**WORK REQUIRED**
State only how many lines contain the string "this".

**DATASET**
---------------

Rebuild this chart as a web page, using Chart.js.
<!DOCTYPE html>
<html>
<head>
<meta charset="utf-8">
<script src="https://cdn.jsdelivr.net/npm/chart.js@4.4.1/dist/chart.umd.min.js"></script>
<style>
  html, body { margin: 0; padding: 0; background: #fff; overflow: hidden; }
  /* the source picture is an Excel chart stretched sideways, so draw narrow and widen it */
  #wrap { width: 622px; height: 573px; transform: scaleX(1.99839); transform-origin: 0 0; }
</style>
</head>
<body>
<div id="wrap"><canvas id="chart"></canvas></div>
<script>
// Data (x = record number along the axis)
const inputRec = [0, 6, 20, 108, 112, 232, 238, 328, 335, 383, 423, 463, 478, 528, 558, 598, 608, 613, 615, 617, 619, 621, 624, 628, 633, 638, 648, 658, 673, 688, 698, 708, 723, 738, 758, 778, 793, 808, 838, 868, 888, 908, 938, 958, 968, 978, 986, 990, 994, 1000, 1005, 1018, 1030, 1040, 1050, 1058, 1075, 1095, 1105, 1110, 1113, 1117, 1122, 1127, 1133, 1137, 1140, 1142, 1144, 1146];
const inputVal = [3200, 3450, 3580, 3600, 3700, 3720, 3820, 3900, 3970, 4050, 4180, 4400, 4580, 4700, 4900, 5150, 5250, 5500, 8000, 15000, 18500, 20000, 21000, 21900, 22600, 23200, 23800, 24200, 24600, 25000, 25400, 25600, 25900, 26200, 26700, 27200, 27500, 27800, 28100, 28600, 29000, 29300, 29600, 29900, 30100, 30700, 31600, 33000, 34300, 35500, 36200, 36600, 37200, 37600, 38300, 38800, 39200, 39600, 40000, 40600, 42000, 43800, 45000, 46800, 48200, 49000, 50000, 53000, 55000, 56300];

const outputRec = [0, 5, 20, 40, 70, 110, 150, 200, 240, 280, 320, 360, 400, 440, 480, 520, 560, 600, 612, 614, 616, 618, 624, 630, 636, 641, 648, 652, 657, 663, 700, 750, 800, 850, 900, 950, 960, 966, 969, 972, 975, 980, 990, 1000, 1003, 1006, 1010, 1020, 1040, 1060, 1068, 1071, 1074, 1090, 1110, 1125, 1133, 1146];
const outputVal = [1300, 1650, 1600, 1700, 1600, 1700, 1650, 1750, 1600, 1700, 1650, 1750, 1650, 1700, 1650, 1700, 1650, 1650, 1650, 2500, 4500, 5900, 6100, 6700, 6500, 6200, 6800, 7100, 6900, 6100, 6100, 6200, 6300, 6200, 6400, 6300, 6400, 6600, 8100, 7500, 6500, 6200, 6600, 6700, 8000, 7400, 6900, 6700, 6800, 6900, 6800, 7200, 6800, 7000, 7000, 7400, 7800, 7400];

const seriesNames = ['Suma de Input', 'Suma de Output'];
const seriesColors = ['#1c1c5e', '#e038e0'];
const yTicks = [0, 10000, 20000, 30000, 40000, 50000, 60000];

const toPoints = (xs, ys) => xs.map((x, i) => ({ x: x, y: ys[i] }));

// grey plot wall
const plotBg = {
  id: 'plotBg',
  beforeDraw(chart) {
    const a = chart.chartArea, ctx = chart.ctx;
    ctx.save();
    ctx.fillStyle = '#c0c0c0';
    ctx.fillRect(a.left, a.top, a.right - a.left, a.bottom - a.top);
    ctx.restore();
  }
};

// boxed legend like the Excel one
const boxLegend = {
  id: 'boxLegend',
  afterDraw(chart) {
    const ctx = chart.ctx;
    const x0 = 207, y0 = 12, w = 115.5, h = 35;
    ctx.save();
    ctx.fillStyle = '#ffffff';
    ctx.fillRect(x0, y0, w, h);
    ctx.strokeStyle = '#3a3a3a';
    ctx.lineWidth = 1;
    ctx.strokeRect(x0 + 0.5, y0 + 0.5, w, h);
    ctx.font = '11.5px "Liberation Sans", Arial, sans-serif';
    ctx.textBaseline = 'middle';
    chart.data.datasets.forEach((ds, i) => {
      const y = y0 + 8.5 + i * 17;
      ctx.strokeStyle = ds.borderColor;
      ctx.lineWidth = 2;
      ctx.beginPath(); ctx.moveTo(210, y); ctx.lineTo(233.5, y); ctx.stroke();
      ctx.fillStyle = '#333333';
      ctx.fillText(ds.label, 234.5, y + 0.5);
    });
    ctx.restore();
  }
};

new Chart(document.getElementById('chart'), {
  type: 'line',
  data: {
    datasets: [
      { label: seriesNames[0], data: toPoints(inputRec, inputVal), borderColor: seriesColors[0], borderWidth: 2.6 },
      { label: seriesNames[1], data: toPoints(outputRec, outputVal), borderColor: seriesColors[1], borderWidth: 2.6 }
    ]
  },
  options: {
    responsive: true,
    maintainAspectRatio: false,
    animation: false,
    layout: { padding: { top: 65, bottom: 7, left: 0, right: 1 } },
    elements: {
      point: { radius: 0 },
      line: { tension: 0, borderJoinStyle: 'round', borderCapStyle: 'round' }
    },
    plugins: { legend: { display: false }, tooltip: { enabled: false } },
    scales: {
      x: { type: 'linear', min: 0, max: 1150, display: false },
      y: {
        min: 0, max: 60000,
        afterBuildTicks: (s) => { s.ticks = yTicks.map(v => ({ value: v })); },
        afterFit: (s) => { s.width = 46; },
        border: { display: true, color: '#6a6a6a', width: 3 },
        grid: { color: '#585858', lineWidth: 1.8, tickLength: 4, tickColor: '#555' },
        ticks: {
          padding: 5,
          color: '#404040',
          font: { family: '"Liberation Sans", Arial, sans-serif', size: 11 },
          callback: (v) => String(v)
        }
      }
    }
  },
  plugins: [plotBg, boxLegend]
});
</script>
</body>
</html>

---------------

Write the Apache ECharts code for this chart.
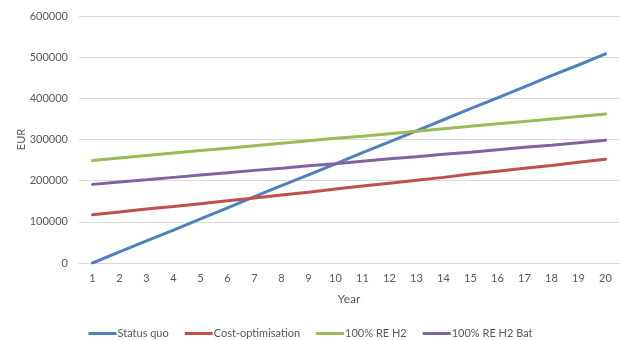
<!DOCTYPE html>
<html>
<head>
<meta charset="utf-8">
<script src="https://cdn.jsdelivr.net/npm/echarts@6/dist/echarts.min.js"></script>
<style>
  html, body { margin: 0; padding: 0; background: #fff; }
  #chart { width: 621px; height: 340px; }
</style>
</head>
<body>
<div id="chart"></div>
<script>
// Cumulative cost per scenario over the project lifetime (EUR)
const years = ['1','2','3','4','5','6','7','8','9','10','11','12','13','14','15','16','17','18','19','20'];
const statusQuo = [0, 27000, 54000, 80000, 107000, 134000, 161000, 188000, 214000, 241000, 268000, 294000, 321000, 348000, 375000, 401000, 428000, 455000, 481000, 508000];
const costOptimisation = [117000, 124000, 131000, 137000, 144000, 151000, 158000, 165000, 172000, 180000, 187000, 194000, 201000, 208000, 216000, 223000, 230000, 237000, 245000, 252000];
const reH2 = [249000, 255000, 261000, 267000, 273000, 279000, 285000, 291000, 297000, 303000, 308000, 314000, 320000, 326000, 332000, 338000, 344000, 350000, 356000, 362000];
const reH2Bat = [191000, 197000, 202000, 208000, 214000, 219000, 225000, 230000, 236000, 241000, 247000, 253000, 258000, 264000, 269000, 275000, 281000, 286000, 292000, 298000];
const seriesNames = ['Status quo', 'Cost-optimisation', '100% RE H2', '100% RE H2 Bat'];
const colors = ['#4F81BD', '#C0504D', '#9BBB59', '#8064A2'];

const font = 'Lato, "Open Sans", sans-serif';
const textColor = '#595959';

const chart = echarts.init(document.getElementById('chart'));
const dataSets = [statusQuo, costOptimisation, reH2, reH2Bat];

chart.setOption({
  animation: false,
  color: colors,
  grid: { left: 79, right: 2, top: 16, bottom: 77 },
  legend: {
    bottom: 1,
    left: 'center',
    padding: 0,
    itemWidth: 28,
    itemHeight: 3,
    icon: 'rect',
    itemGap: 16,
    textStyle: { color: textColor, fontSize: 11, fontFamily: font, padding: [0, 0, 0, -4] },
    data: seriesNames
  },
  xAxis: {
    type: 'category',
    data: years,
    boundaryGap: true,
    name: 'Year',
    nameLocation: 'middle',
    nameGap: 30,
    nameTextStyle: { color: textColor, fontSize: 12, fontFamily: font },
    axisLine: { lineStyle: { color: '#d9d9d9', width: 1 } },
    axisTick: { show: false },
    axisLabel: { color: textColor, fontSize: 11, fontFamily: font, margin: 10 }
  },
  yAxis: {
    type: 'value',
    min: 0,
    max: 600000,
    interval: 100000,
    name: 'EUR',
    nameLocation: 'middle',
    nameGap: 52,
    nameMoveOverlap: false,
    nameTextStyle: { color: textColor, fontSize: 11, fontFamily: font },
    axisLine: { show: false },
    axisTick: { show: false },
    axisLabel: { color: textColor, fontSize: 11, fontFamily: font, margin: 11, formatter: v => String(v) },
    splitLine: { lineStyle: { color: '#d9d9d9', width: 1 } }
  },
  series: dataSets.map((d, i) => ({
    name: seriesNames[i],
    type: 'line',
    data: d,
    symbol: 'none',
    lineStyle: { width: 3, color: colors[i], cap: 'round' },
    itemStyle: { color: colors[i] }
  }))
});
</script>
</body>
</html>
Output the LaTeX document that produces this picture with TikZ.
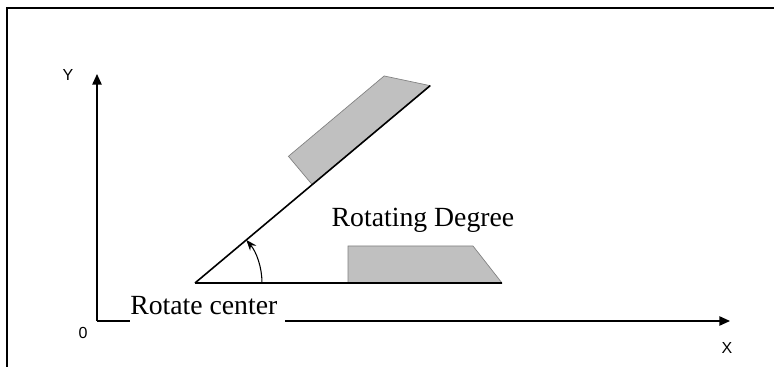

---------------

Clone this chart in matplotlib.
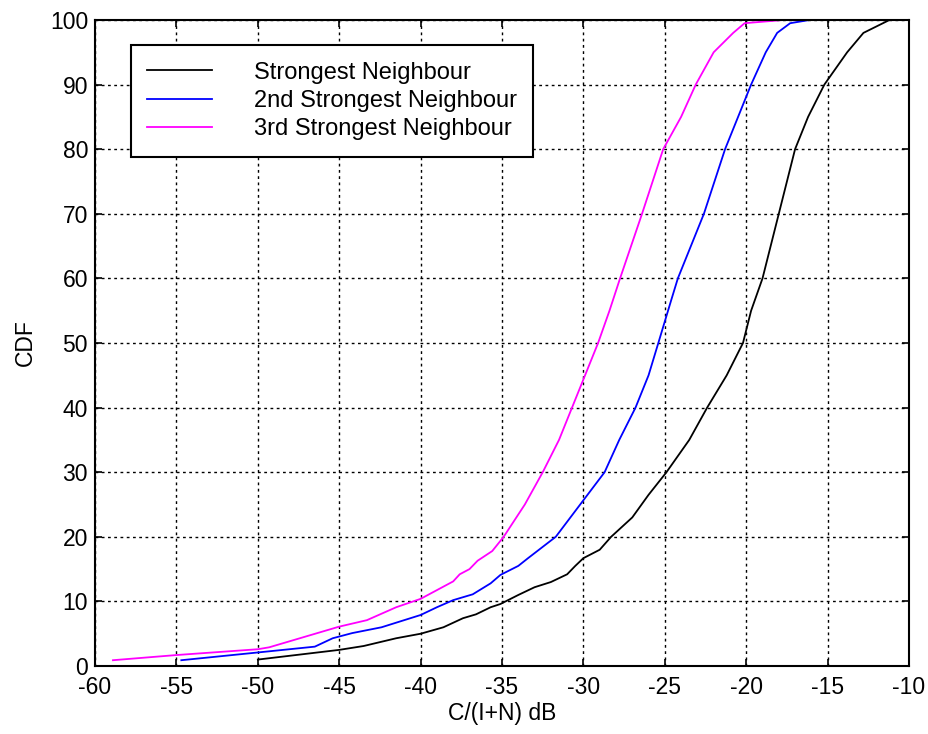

---------------

**OUTPUT OF THE EXERCISE**
4